:: EXERCISE DETAILS ::
Without the images, write out the whole listing exactly.

:: DATA LINES ::
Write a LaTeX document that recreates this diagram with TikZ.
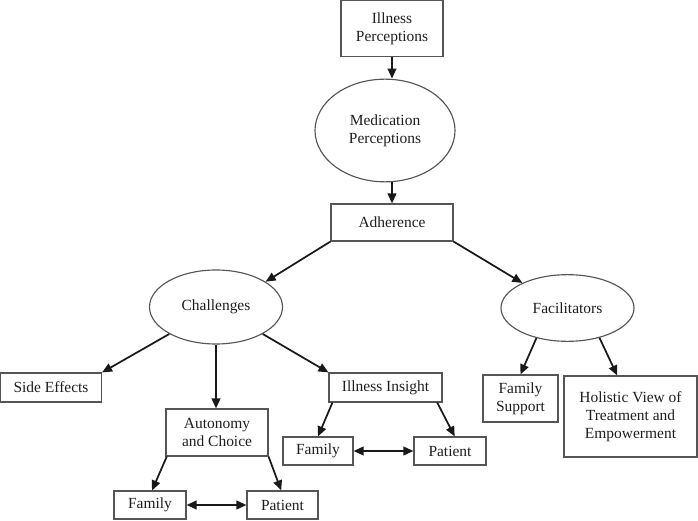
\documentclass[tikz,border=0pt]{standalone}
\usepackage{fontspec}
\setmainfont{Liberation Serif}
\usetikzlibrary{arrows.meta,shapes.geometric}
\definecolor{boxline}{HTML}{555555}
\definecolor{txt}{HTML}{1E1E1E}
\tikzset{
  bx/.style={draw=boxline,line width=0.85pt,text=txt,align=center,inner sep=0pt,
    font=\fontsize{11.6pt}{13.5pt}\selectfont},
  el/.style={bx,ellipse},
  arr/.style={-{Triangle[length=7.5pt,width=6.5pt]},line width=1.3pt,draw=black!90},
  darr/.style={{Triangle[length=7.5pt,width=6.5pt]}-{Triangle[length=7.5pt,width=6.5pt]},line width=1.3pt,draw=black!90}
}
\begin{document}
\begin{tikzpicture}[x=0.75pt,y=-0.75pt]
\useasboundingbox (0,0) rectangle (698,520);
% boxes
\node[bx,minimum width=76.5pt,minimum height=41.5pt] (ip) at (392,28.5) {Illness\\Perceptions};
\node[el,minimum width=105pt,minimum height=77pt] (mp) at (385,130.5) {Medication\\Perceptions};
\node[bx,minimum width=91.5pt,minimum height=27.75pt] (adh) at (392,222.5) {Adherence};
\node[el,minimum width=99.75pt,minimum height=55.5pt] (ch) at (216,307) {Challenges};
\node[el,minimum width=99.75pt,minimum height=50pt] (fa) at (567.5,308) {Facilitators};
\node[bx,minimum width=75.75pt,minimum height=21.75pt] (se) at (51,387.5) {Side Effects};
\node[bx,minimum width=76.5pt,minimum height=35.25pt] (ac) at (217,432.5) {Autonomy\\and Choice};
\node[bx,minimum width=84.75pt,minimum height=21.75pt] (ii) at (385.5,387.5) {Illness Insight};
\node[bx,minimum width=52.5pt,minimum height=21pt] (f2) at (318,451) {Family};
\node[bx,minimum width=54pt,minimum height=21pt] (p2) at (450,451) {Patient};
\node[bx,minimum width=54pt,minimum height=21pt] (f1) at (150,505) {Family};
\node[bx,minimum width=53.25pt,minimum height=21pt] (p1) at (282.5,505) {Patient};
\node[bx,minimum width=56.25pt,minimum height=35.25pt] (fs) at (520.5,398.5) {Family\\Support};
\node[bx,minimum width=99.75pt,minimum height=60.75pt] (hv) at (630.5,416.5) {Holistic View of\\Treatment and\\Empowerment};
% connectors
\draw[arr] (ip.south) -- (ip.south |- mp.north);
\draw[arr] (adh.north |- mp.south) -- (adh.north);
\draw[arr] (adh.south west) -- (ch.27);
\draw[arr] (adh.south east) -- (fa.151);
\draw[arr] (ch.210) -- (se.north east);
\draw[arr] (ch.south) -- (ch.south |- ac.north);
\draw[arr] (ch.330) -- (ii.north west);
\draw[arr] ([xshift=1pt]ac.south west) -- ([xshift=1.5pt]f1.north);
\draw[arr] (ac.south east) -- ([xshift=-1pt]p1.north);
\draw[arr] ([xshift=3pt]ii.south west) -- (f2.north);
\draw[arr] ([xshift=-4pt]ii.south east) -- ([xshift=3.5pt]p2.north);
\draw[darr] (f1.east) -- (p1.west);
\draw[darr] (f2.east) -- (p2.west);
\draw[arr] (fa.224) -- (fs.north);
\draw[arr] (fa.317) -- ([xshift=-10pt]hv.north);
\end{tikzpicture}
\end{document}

:: RESPONSE TO THE EXERCISE ::
Write a LaTeX document that recreates this diagram with TikZ.
\documentclass[tikz,border=0pt]{standalone}
\usepackage{fontspec}
\setmainfont{Liberation Serif}
\usetikzlibrary{arrows.meta,shapes.geometric}
\definecolor{boxline}{HTML}{555555}
\definecolor{txt}{HTML}{1E1E1E}
\tikzset{
  bx/.style={draw=boxline,line width=0.85pt,text=txt,align=center,inner sep=0pt,
    font=\fontsize{11.6pt}{13.5pt}\selectfont},
  el/.style={bx,ellipse},
  arr/.style={-{Triangle[length=7.5pt,width=6.5pt]},line width=1.3pt,draw=black!90},
  darr/.style={{Triangle[length=7.5pt,width=6.5pt]}-{Triangle[length=7.5pt,width=6.5pt]},line width=1.3pt,draw=black!90}
}
\begin{document}
\begin{tikzpicture}[x=0.75pt,y=-0.75pt]
\useasboundingbox (0,0) rectangle (698,520);
% boxes
\node[bx,minimum width=76.5pt,minimum height=41.5pt] (ip) at (392,28.5) {Illness\\Perceptions};
\node[el,minimum width=105pt,minimum height=77pt] (mp) at (385,130.5) {Medication\\Perceptions};
\node[bx,minimum width=91.5pt,minimum height=27.75pt] (adh) at (392,222.5) {Adherence};
\node[el,minimum width=99.75pt,minimum height=55.5pt] (ch) at (216,307) {Challenges};
\node[el,minimum width=99.75pt,minimum height=50pt] (fa) at (567.5,308) {Facilitators};
\node[bx,minimum width=75.75pt,minimum height=21.75pt] (se) at (51,387.5) {Side Effects};
\node[bx,minimum width=76.5pt,minimum height=35.25pt] (ac) at (217,432.5) {Autonomy\\and Choice};
\node[bx,minimum width=84.75pt,minimum height=21.75pt] (ii) at (385.5,387.5) {Illness Insight};
\node[bx,minimum width=52.5pt,minimum height=21pt] (f2) at (318,451) {Family};
\node[bx,minimum width=54pt,minimum height=21pt] (p2) at (450,451) {Patient};
\node[bx,minimum width=54pt,minimum height=21pt] (f1) at (150,505) {Family};
\node[bx,minimum width=53.25pt,minimum height=21pt] (p1) at (282.5,505) {Patient};
\node[bx,minimum width=56.25pt,minimum height=35.25pt] (fs) at (520.5,398.5) {Family\\Support};
\node[bx,minimum width=99.75pt,minimum height=60.75pt] (hv) at (630.5,416.5) {Holistic View of\\Treatment and\\Empowerment};
% connectors
\draw[arr] (ip.south) -- (ip.south |- mp.north);
\draw[arr] (adh.north |- mp.south) -- (adh.north);
\draw[arr] (adh.south west) -- (ch.27);
\draw[arr] (adh.south east) -- (fa.151);
\draw[arr] (ch.210) -- (se.north east);
\draw[arr] (ch.south) -- (ch.south |- ac.north);
\draw[arr] (ch.330) -- (ii.north west);
\draw[arr] ([xshift=1pt]ac.south west) -- ([xshift=1.5pt]f1.north);
\draw[arr] (ac.south east) -- ([xshift=-1pt]p1.north);
\draw[arr] ([xshift=3pt]ii.south west) -- (f2.north);
\draw[arr] ([xshift=-4pt]ii.south east) -- ([xshift=3.5pt]p2.north);
\draw[darr] (f1.east) -- (p1.west);
\draw[darr] (f2.east) -- (p2.west);
\draw[arr] (fa.224) -- (fs.north);
\draw[arr] (fa.317) -- ([xshift=-10pt]hv.north);
\end{tikzpicture}
\end{document}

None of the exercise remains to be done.